= Jack Fairweather (writer) =

British journalist and author

Jack Fairweather (born in 1978), is a British journalist and author.

==Early life==
Fairweather was born in Shrewsbury, England in 1978. He was brought up in the village of Abermule, Powys, Wales and attended Abermule Primary School and Newtown High School. His sister, Chloé Fairweather, directed Dying to Divorce, a film selected as the British entry for the Best International Feature Film at the 94th Academy Awards in 2021. He was educated at Atlantic College, and at Lincoln College at the University of Oxford.

==Career==

Fairweather was a freelance correspondent embedded with British troops during the 2003 invasion of Iraq. He was a stringer for The Daily Telegraph in Baghdad, where he met his wife Christina Asquith, a journalist working on contract to cover education issues in Iraq for New York Times. Fairweather claims he survived an attempted kidnapping and an attempted suicide bombing in Iraq.
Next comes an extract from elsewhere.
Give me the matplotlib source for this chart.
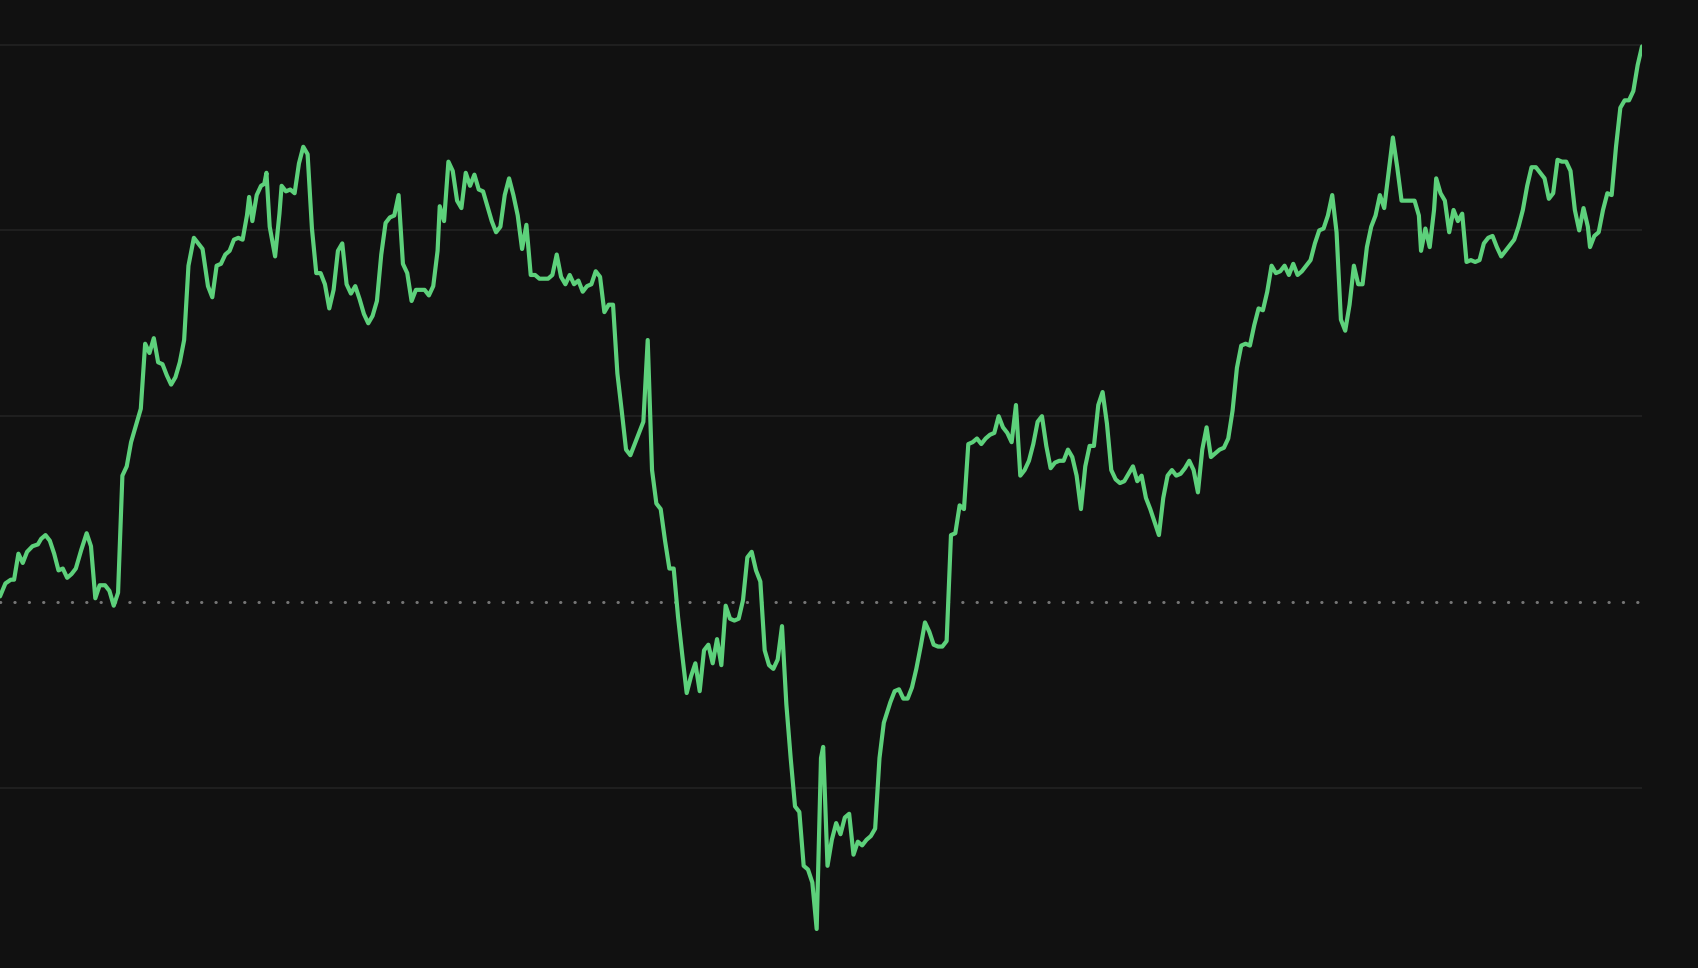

He later contributed freelance articles from Afghanistan to the PostGlobal blog hosted by The Washington Post. His war coverage has won a British Press Award and an Overseas Press Club award citation.

His book The Volunteer, a biography about Witold Pilecki, a Polish resistance fighter who infiltrated Auschwitz during the Holocaust and Second World War, won the 2019 Costa Book Award. "Witold Pilecki is a man whose footsteps I was following for 5 years. He is an extraordinary human being who exposed himself to the worst danger in Auschwitz and he risked his life in so many ways to report what was happening in Auschwitz. He made up a group of people who smuggled news to get them out from the camp"

==Books==
- A War of Choice: the British in Iraq 2003-9 (Vintage, 2012)
- The Good War: Why We Couldn’t Win the War or the Peace in Afghanistan, by Jack Fairweather, (Basic Books, 2014)
- The Volunteer: One Man's Mission to Lead an Underground Army Inside Auschwitz and Stop the Holocaust (Custom House, 2019)
- A Rebel in Auschwitz: The True Story of the Resistance Hero who Fought the Nazis From Inside the Camp (Scholastic Focus, 2021)
- "The Prosecutor: One Man's Battle to Bring Nazis to Justice" (Penguin Random House, 2025)

==Awards==

The Good War was a finalist for the 2015 Lionel Gelber Prize.

The Volunteer won the Costa Book of the Year Award 2019.